▶ _Set exercise_
Write out again, word for word, the lines below from the line that holds "Reproduce this chart" through the line that holds "const values: number[]", omitting pictures.

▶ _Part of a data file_

::::::::

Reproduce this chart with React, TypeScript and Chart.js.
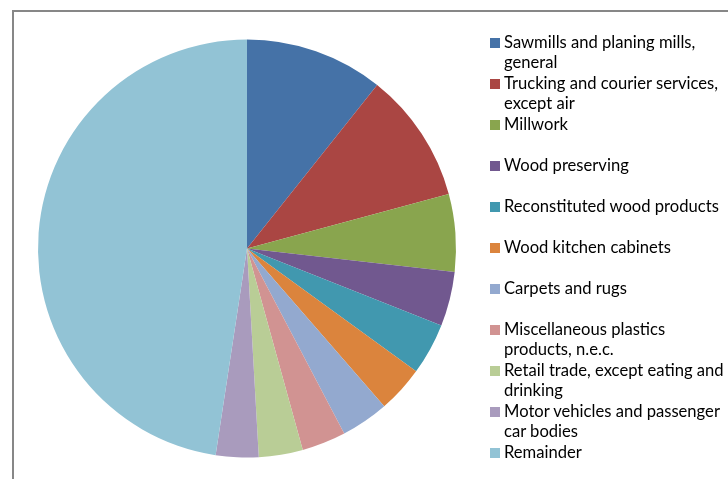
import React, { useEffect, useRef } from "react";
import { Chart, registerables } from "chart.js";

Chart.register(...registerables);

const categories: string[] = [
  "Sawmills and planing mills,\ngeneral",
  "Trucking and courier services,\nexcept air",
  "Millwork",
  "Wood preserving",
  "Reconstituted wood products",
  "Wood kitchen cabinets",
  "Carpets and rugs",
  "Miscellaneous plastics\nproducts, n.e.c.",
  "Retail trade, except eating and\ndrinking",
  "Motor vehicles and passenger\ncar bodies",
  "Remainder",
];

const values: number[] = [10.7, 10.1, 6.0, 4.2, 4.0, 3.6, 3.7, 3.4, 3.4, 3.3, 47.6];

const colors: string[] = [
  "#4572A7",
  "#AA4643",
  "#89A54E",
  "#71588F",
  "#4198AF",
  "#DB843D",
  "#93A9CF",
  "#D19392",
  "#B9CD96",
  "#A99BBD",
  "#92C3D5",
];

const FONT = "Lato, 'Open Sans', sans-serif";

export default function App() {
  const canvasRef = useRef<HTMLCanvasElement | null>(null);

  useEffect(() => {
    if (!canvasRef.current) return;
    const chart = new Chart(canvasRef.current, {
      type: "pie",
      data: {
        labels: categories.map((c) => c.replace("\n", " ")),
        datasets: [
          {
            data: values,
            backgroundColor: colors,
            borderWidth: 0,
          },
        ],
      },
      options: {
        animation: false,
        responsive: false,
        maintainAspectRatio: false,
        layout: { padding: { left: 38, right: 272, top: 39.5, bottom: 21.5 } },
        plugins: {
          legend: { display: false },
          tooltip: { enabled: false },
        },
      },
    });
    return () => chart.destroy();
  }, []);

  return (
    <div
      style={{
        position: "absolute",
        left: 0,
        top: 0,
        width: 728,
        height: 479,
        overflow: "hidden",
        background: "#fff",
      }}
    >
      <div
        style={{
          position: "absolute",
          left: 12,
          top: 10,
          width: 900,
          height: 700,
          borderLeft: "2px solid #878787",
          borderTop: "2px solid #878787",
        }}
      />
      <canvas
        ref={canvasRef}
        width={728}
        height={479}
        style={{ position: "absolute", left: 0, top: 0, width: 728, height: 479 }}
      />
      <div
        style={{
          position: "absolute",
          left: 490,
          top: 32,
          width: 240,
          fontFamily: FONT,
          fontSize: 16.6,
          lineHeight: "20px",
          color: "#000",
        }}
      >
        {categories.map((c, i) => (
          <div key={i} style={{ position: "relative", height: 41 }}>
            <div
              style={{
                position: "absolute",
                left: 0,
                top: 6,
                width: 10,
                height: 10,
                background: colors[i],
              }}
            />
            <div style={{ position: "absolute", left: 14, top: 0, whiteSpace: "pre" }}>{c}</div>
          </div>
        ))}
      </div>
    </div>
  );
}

::::::::

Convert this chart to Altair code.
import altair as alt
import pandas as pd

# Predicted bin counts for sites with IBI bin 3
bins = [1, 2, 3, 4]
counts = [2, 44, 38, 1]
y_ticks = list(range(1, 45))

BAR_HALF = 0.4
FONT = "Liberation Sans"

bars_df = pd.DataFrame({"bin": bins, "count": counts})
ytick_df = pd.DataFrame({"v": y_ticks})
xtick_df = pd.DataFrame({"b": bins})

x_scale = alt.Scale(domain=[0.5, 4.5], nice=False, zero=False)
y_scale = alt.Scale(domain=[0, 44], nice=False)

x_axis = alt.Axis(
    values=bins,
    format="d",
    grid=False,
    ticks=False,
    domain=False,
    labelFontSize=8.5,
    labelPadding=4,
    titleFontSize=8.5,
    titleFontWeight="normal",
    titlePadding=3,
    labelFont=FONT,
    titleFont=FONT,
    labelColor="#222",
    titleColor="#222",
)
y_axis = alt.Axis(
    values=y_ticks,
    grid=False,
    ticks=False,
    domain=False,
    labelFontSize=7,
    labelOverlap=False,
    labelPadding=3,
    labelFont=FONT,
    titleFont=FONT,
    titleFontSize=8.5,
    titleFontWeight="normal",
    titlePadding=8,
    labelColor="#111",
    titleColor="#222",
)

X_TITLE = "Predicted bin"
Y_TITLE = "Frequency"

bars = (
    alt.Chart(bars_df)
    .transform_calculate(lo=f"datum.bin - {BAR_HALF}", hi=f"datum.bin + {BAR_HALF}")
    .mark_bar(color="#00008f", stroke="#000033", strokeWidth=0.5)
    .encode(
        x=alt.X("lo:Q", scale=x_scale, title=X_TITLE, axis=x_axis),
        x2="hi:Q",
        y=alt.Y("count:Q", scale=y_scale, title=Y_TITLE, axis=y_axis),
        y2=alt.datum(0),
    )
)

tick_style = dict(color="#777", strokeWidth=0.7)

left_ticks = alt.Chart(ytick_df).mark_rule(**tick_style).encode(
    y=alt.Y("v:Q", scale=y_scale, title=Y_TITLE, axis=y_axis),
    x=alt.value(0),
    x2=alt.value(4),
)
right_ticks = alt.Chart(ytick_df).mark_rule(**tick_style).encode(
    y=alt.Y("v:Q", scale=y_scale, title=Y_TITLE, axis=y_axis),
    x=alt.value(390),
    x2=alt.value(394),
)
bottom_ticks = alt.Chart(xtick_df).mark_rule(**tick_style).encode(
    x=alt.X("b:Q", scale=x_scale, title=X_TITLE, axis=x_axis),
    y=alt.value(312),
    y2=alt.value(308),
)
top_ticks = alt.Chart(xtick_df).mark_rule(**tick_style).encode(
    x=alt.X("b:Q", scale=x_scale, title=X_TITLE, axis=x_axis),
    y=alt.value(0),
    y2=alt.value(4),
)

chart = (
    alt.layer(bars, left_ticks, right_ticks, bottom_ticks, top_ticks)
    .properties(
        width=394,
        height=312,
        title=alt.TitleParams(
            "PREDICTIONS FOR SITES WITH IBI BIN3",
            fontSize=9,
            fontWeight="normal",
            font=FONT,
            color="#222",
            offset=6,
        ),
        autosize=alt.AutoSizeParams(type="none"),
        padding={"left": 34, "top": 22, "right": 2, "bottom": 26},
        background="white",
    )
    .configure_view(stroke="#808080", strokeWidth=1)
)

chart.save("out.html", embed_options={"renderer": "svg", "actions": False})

::::::::

▶ _Solution to the problem_
Reproduce this chart with React, TypeScript and Chart.js.
import React, { useEffect, useRef } from "react";
import { Chart, registerables } from "chart.js";

Chart.register(...registerables);

const categories: string[] = [
  "Sawmills and planing mills,\ngeneral",
  "Trucking and courier services,\nexcept air",
  "Millwork",
  "Wood preserving",
  "Reconstituted wood products",
  "Wood kitchen cabinets",
  "Carpets and rugs",
  "Miscellaneous plastics\nproducts, n.e.c.",
  "Retail trade, except eating and\ndrinking",
  "Motor vehicles and passenger\ncar bodies",
  "Remainder",
];

const values: number[] = [10.7, 10.1, 6.0, 4.2, 4.0, 3.6, 3.7, 3.4, 3.4, 3.3, 47.6];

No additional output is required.